Comienzo a trabajar ante la insistencia de mi madre, pues ella quiere que, entre mis compañeras de trabajo, encuentre alivio para mi dolor. Es la única persona a la que no puedo engañar con mi conducta aparentemente aliviada. Las madres, con esa perspicacia que las caracteriza, son capaces de percibir cada uno de los traumas que experimentan sus retoños y, la mía ha desarrollado su sexto sentido. Ese día, después de contemplarme profundamente se atreve a decir:
-Estás ausente, no logro encontrarte. Tienes la mirada perdida.

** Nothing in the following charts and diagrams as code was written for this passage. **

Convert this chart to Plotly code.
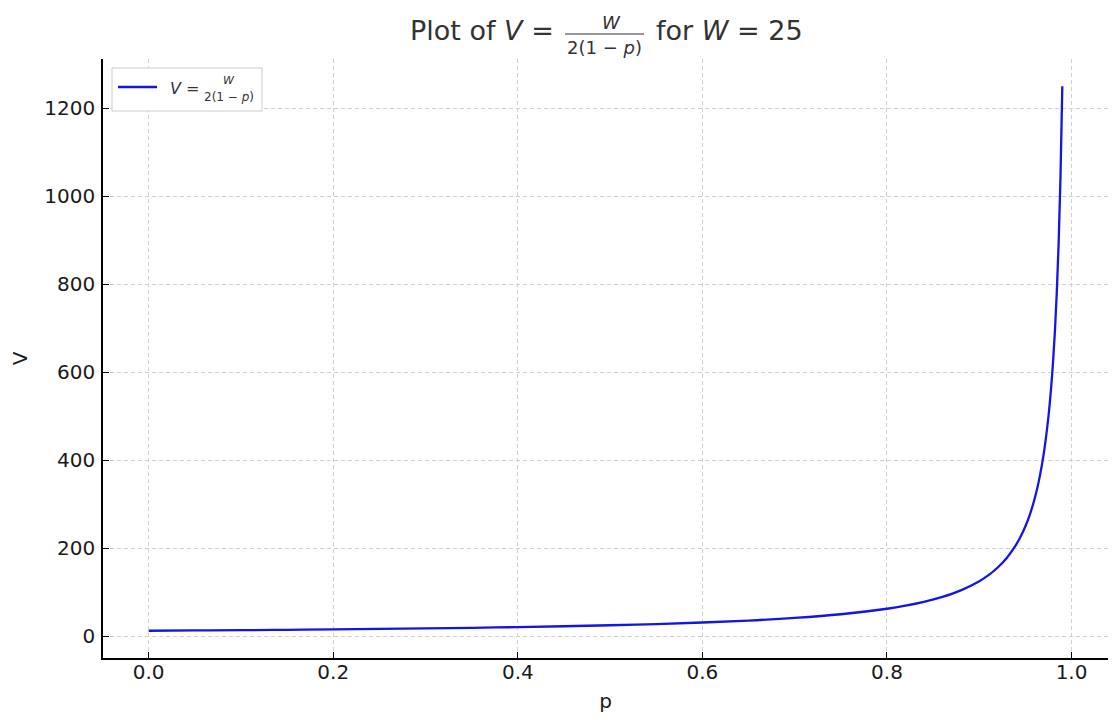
import plotly.graph_objects as go

# values (W = 25)
p_vals = [0.0, 0.05, 0.1, 0.15, 0.2, 0.25, 0.3, 0.35, 0.4, 0.45, 0.5, 0.55, 0.6,
          0.65, 0.7, 0.75, 0.8, 0.82, 0.84, 0.86, 0.88, 0.9, 0.91, 0.92, 0.93,
          0.94, 0.945, 0.95, 0.955, 0.96, 0.965, 0.97, 0.975, 0.978, 0.98,
          0.982, 0.984, 0.986, 0.988, 0.99]
v_vals = [12.5, 13.2, 13.9, 14.7, 15.6, 16.7, 17.9, 19.2, 20.8, 22.7, 25.0, 27.8, 31.3,
          35.7, 41.7, 50.0, 62.5, 69.4, 78.1, 89.3, 104.2, 125.0, 138.9, 156.3, 178.6,
          208.3, 227.3, 250.0, 277.8, 312.5, 357.1, 416.7, 500.0, 568.2, 625.0,
          694.4, 781.3, 892.9, 1041.7, 1250.0]

x_ticks = [0.0, 0.2, 0.4, 0.6, 0.8, 1.0]
y_ticks = [0, 200, 400, 600, 800, 1000, 1200]

font = "DejaVu Sans"
W, H = 1104, 711                 # page body has an 8px margin
ML, MR, MT, MB = 95, 4, 51, 61
PW, PH = W - ML - MR, H - MT - MB


def px(x):   # screen pixel -> paper x
    return (x - 8 - ML) / PW


def py(y):   # screen pixel -> paper y
    return (H - MB - (y - 8)) / PH


fig = go.Figure()
fig.add_trace(go.Scatter(
    x=p_vals, y=v_vals, mode="lines", line_shape="spline",
    line=dict(color="#1414e6", width=2.3),
    name="V", showlegend=False,
))

axis_common = dict(
    showline=True, linecolor="black", linewidth=1.5,
    ticks="inside", ticklen=6, tickwidth=1.3, tickcolor="black",
    showgrid=True, gridcolor="#d0d0d0", griddash="4px,3px", gridwidth=1,
    zeroline=False, automargin=False, tickfont=dict(size=20, color="#1a1a1a"),
)

fig.update_layout(
    width=W, height=H,
    margin=dict(l=ML, r=MR, t=MT, b=MB),
    plot_bgcolor="white", paper_bgcolor="white",
    font=dict(family=font, color="#1a1a1a"),
    xaxis=dict(range=[-0.0495, 1.0395], tickvals=x_ticks,
               ticktext=["%.1f" % v for v in x_ticks], ticklabelstandoff=-5,
               title=dict(text="p", font=dict(size=20), standoff=11),
               **axis_common),
    yaxis=dict(range=[-49.4, 1311.9], tickvals=y_ticks, ticklabelstandoff=2,
               title=dict(text="V", font=dict(size=20), standoff=14),
               **axis_common),
)

# title and legend labels with stacked fractions, built from annotations
labels = [
    # text, x, y, anchor, size, colour
    ("Plot of <i>V</i> =", 556, 31, "right", 27, "#333"),
    ("<i>W</i>", 611, 22, "center", 18, "#333"),
    ("2(1 − <i>p</i>)", 604, 47, "center", 18, "#333"),
    ("for <i>W</i> = 25", 654, 31, "left", 27, "#333"),
    ("<i>V</i> =", 168, 88, "left", 16, "#333"),
    ("<i>W</i>", 229, 81, "center", 11, "#333"),
    ("2(1 − <i>p</i>)", 229, 97, "center", 12, "#333"),
]
for text, x, y, anchor, size, colour in labels:
    fig.add_annotation(
        text=text, xref="paper", yref="paper", x=px(x), y=py(y),
        xanchor=anchor, yanchor="middle", showarrow=False,
        font=dict(size=size, color=colour, family=font),
    )

# fraction bars
for x0, x1, y in [(565, 644, 34), (205, 254, 89)]:
    fig.add_shape(type="line", xref="paper", yref="paper",
                  x0=px(x0), x1=px(x1), y0=py(y), y1=py(y),
                  line=dict(color="#333", width=1.1))

# legend frame and sample line
fig.add_shape(type="rect", xref="paper", yref="paper",
              x0=px(112), x1=px(262), y0=py(68), y1=py(111),
              line=dict(color="#cccccc", width=1), fillcolor="white", layer="above")
fig.add_shape(type="line", xref="paper", yref="paper",
              x0=px(118), x1=px(157), y0=py(87), y1=py(87),
              line=dict(color="#1414e6", width=2.3))

fig.write_html("out.html")
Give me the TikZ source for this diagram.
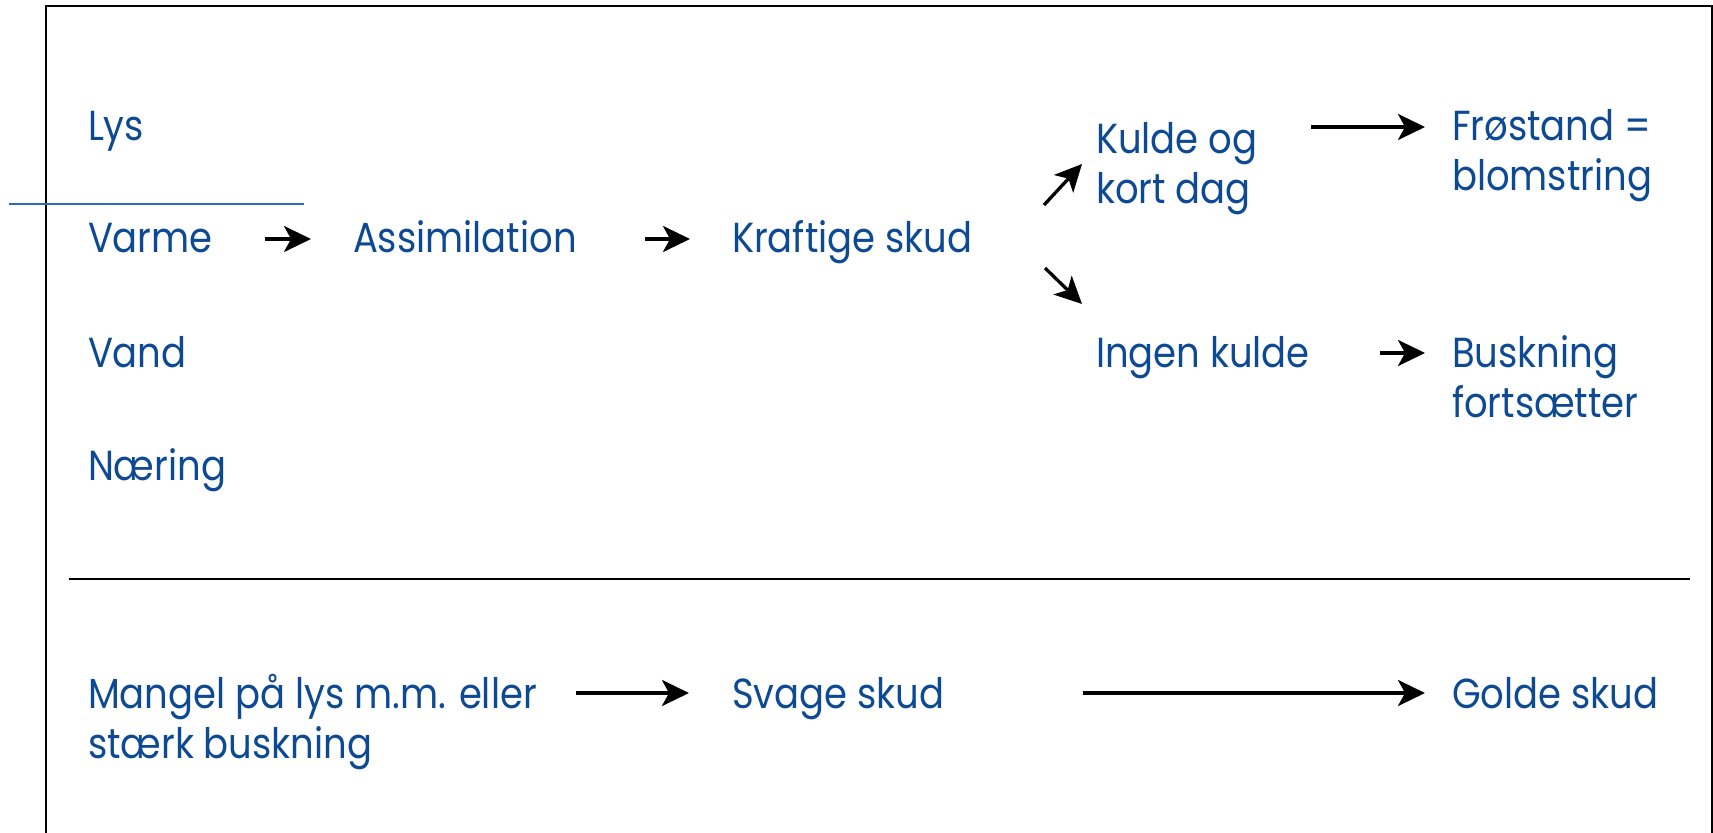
\documentclass[tikz,border=0pt]{standalone}
\usepackage{fontspec}
\setmainfont{Poppins}[FakeStretch=0.88]
\usetikzlibrary{arrows.meta}
\definecolor{txtblue}{RGB}{14,74,148}
\definecolor{lineblue}{RGB}{47,107,176}
\tikzset{
  lbl/.style={anchor=base west, inner sep=0pt, outer sep=0pt, text=txtblue, align=left,
    font=\fontsize{21}{25}\selectfont},
  arr/.style={line width=1.65pt, -{Stealth[length=13.5pt,width=13pt,inset=3.5pt]}},
}
\begin{document}
\begin{tikzpicture}[x=0.5pt,y=-0.5pt]
\useasboundingbox (0,0) rectangle (1713,833);
% frame
\draw[line width=1pt] (45.5,840) -- (45.5,5.7) -- (1711.5,5.7) -- (1711.5,840);
\draw[line width=1.2pt] (69,579) -- (1690,579);
\draw[lineblue, line width=1pt] (9,204) -- (304,204);
% nodes (multi-line nodes are placed by the baseline of their last line)
\node[lbl] (lys) at (88,141) {Lys};
\node[lbl] (varme) at (88,253) {Varme};
\node[lbl] (vand) at (88,368) {Vand};
\node[lbl] (naering) at (88,481) {Næring};
\node[lbl] (assim) at (353,253) {Assimilation};
\node[lbl] (kraft) at (732,253) {Kraftige skud};
\node[lbl] (kulde) at (1096,204) {Kulde og\\kort dag};
\node[lbl] (frost) at (1452,191) {Frøstand =\\blomstring};
\node[lbl] (ingen) at (1096,368) {Ingen kulde};
\node[lbl] (busk) at (1452,418) {Buskning\\fortsætter};
\node[lbl] (mangel) at (88,758) {Mangel på lys m.m. eller\\stærk buskning};
\node[lbl] (svage) at (732,708) {Svage skud};
\node[lbl] (golde) at (1452,708) {Golde skud};
% arrows
\draw[arr] ([shift={(177,-14)}]varme.base west) -- ([shift={(-42,-14)}]assim.base west);
\draw[arr] ([shift={(292,-14)}]assim.base west) -- ([shift={(-42,-14)}]kraft.base west);
\draw[arr] ([shift={(312,-48)}]kraft.base west) -- ([shift={(-14,-40)}]kulde.base west);
\draw[arr] ([shift={(313,15)}]kraft.base west) -- ([shift={(-14,-64)}]ingen.base west);
\draw[arr] ([shift={(215,-77)}]kulde.base west) -- ([shift={(-27,-64)}]frost.base west);
\draw[arr] ([shift={(284,-15)}]ingen.base west) -- ([shift={(-27,-65)}]busk.base west);
\draw[arr] ([shift={(488,-65)}]mangel.base west) -- ([shift={(-43,-15)}]svage.base west);
\draw[arr] ([shift={(351,-15)}]svage.base west) -- ([shift={(-27,-15)}]golde.base west);
\end{tikzpicture}
\end{document}
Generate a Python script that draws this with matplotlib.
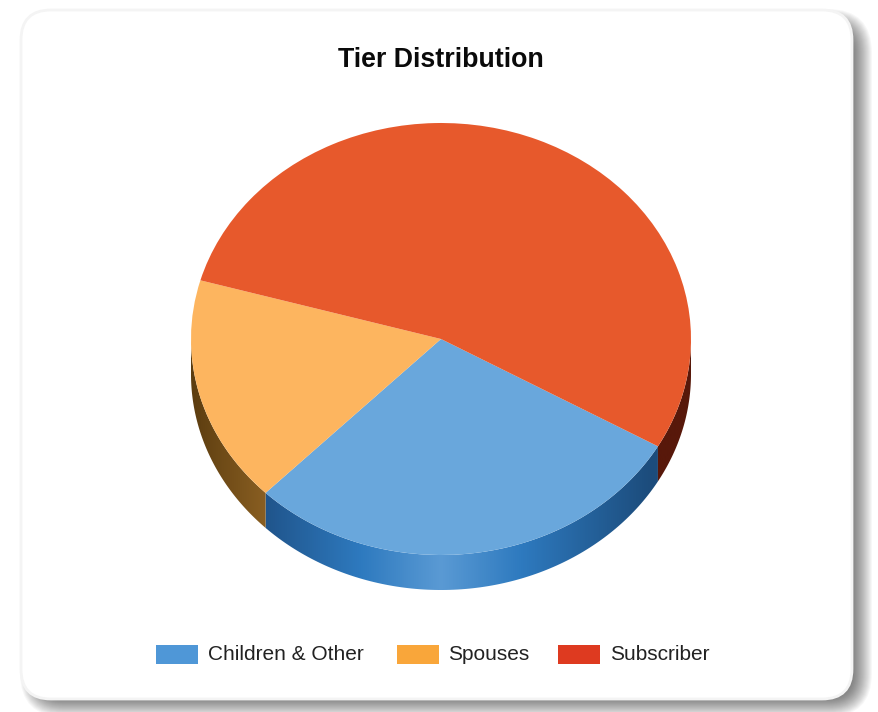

-No digas eso - replico - estoy tranquila ¿no estás contenta?
-No, yo sé que esa tranquilidad no es real, es aparente. Solo quiero que confíes en mí y me digas la verdad.
Me molestan sus palabras, hasta comienzo a sentirme incomprendida porque, para mi mente atormentada, yo me recupero de forma visible. Siento, a partir de entonces, a la autora de mis días desconfiada y alerta conmigo. Procuro calmarla con mi conducta juiciosa, hasta acepto invitaciones de mis compañeros de trabajo, sin desearlo, pero una madre, conoce al fruto de su vientre como nadie y cual espectadora inteligente y crítica escudriña los detalles, esperando las señales para actuar.
Muchos meses después, en una de aquellas invitaciones me presentan a un joven que muestra cierto interés por mí. Me agrada su conversación porque, desde el primer vocablo, se puede descifrar que posee una esmerada educación. En su afán por llamar mi atención y sostener una charla afable y sana pregunta:
- ¿No tienes hijos?
Aquella interrogante me despierta recuerdos de momentos difíciles de mi vida. Me traslado a la época en que Alberto y yo añorábamos un bebé y a las innumerables pruebas a las que nos sometimos para ello. No existió nunca ningún impedimento médico que nos imposibilitara ser padres, pero, a pesar de los esfuerzos, nunca se materializó.
Recuerdo que la tristeza me invadió y lloraba, con frecuencia, cuando la naturaleza anunciaba su presencia durante el período menstrual y mi esposo me abrazaba con fuerza para hacerme sentir querida y deseada. Después y gracias a su apoyo aquellos episodios quedaron como un punto doloroso en mis recuerdos, sin él, mi autoestima, se hubiera comprometido considerablemente. Entonces miro al muchacho despectivamente, la frialdad que encuentra en mi respuesta lo paraliza, y yo aprovecho para levantarme y salir del lugar.